In an 18-month investigation codenamed Operation Diamondback involving multi-agency taskforce, 10 people were arrested. The team seized approximately 1.9 tonnes of a pseudoephedrine and vanilla powder mixture.

During this investigation three Canadian nationals were arrested in Melbourne, five other Canadian nationals and two Australian men were charged. On the basis of information received from the Australian Customs and Border Protection Service (ACBPS) and New South Wales Police Joint Organised Crime Taskforce (JOCTF) initiated Operation Diamondback. This led to investigation on various importations of pseudoephedrine concealed in vanilla powder into Australia.

Police identified a storage facility in South Melbourne with 650kg of pseudoephedrine and vanilla powder mixture. The estimated street value is $ 100 million. The recent seizure could be made into over 100 kilograms of methamphetamine or ‘ice’. The operation effectively have prevented 300kg of methamphetamine from being manufactured and sold with a street value of up to $300 million. There is no connecting information on this seizure and any Sydney customs broker.

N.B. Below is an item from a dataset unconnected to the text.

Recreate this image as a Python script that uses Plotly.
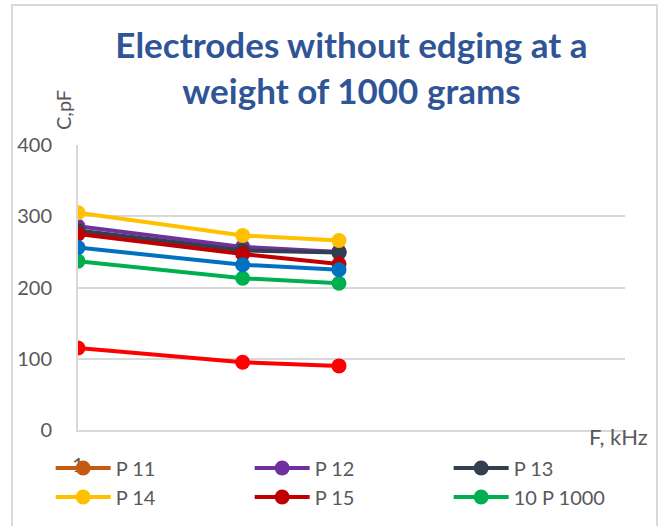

The investigating team arrested a 46-year-old Canadian man as he was checking in on a domestic flight to Sydney to meet a connecting international flight to Canada. This was followed by a search warrant in the Melbourne CBD where a 27-year-old man and 30-year-old woman were arrested.

Three Canadian nationals were syndicate members distributing the pseudoephedrine contained within the vanilla powder to multiple criminal syndicates within Australia. Who in turn would use it to make methamphetamine in clandestine laboratories. From here the products are distributed to the final customers at the street level.

Scott Lee, AFP Manager Melbourne Office gave credit for the success of this operation to the strong relationships between the AFP and its partner agencies in Victoria. He also said that the Australian law enforcement agencies are more united than ever in the fight against organised crime.